Pull out every line from the listing that has the word "React".

[Start of PROVIDED MATERIAL]

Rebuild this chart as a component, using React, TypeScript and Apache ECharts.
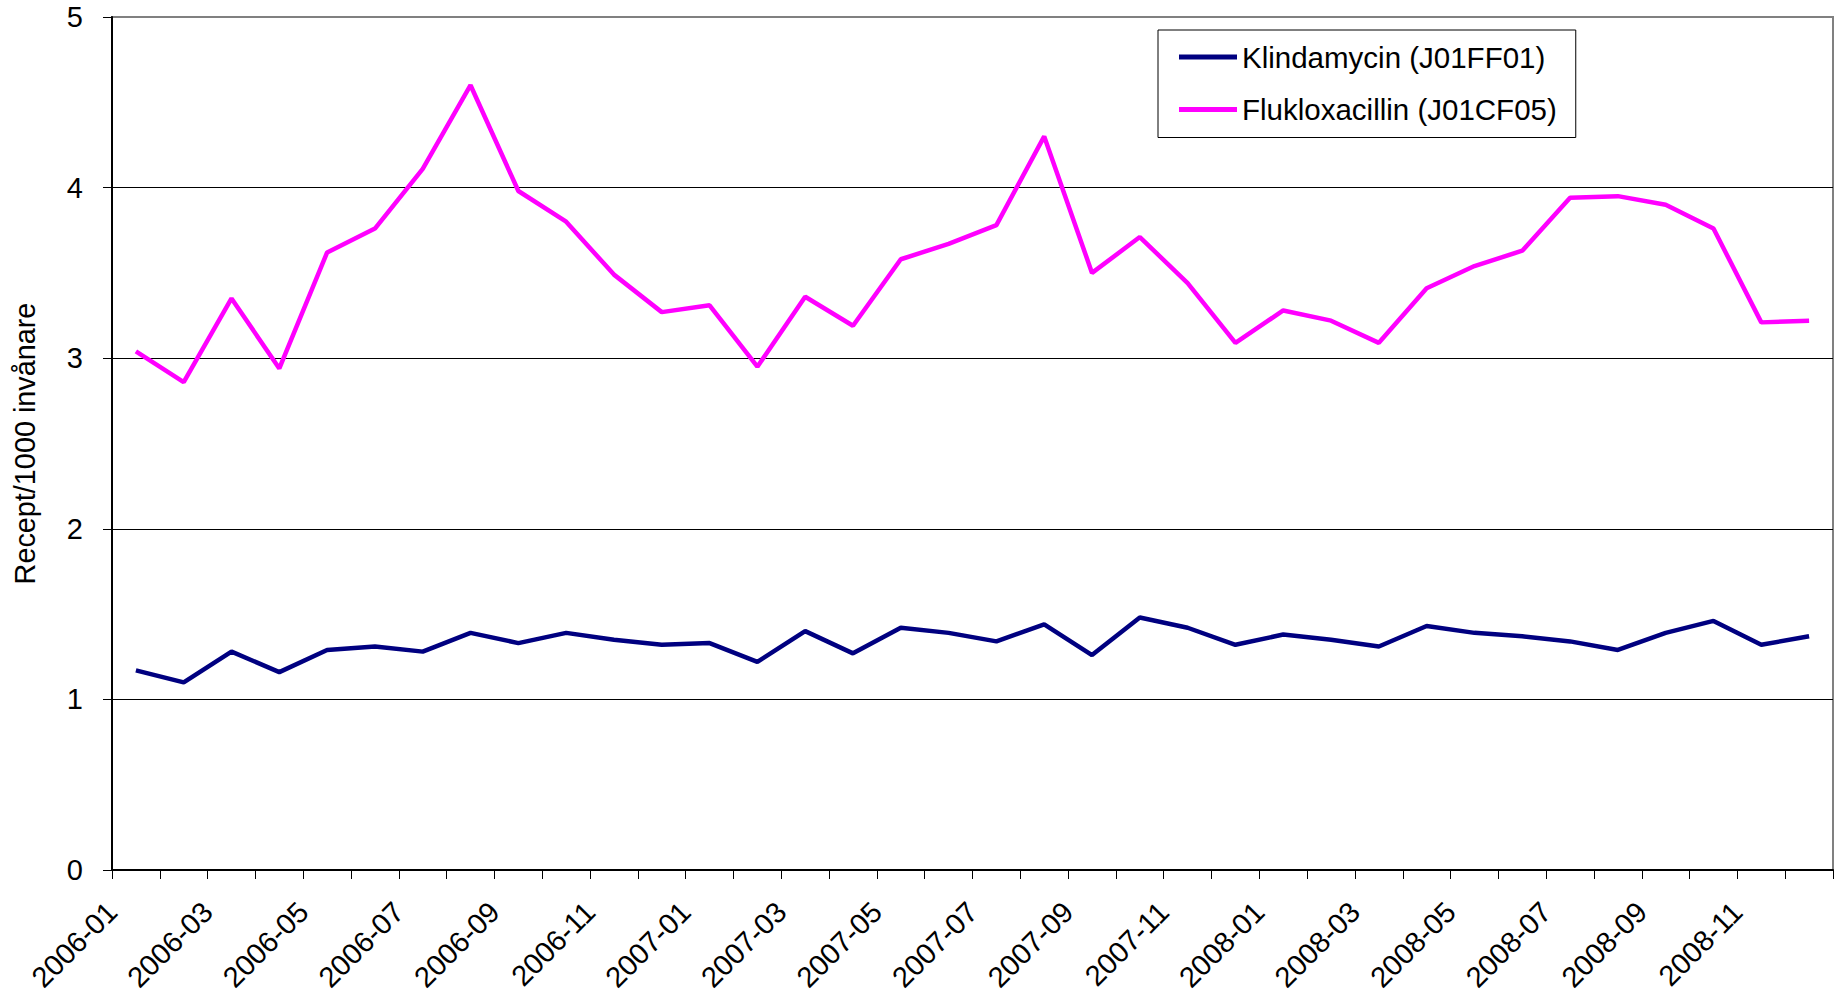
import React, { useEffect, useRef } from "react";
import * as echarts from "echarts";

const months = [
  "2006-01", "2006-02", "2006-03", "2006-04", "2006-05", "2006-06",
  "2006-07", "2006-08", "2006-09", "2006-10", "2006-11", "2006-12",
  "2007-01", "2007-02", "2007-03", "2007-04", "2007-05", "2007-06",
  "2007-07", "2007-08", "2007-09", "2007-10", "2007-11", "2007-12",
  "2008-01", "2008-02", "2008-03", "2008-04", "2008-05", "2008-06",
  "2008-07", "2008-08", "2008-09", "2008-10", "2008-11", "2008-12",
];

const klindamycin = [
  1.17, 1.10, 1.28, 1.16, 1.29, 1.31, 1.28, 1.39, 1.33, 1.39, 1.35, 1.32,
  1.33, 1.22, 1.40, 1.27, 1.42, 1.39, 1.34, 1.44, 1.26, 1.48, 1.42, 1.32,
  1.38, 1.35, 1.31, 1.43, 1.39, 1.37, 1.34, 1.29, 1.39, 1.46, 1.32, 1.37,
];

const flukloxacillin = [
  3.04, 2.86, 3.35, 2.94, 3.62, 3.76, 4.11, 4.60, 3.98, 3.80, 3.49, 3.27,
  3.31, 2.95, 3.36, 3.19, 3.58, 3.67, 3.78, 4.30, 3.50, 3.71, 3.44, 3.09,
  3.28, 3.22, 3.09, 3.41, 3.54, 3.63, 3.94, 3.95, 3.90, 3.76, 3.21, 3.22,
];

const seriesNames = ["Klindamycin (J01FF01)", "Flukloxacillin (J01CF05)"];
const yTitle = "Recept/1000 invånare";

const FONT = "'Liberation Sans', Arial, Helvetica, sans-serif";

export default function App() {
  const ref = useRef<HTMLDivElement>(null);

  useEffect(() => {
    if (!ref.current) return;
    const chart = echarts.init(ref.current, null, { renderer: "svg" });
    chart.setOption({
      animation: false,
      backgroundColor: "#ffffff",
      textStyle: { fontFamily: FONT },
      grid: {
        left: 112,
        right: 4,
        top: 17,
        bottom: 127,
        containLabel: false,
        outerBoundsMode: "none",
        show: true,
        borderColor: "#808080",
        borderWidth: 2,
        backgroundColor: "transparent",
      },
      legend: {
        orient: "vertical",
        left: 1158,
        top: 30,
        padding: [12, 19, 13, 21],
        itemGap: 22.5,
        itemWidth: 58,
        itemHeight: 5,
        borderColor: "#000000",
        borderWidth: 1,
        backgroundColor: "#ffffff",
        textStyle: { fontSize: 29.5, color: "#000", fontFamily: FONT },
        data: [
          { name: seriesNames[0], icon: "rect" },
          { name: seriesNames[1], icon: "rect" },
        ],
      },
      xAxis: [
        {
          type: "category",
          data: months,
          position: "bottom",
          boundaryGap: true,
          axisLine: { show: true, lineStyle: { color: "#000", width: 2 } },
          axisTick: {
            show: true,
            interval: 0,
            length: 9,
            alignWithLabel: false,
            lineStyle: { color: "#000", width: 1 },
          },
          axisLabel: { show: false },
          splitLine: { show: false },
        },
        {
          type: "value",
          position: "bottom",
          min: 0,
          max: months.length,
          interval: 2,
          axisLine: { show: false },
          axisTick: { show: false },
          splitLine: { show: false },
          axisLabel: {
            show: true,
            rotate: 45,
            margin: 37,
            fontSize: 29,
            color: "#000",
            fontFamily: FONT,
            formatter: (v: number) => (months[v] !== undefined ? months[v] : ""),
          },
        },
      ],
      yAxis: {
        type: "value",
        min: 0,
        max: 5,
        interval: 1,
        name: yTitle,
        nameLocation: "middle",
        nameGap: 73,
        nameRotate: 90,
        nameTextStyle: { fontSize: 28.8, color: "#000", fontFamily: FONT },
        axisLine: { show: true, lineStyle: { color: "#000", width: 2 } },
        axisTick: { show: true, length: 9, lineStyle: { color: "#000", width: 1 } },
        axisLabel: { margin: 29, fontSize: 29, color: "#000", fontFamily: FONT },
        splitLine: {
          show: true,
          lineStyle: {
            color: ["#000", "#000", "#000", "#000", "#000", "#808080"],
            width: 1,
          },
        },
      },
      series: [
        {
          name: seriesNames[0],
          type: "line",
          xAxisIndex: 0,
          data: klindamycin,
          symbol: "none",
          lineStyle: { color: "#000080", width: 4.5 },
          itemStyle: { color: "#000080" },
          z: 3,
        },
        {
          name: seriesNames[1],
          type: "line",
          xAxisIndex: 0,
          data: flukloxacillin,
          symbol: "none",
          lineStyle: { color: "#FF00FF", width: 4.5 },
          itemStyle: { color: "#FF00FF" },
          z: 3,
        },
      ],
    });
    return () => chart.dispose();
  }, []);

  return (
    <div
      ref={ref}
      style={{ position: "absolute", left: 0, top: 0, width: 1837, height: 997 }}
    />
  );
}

[End of PROVIDED MATERIAL]

▶ **RESPONSE TO THIS EXERCISE**:
Rebuild this chart as a component, using React, TypeScript and Apache ECharts.
import React, { useEffect, useRef } from "react";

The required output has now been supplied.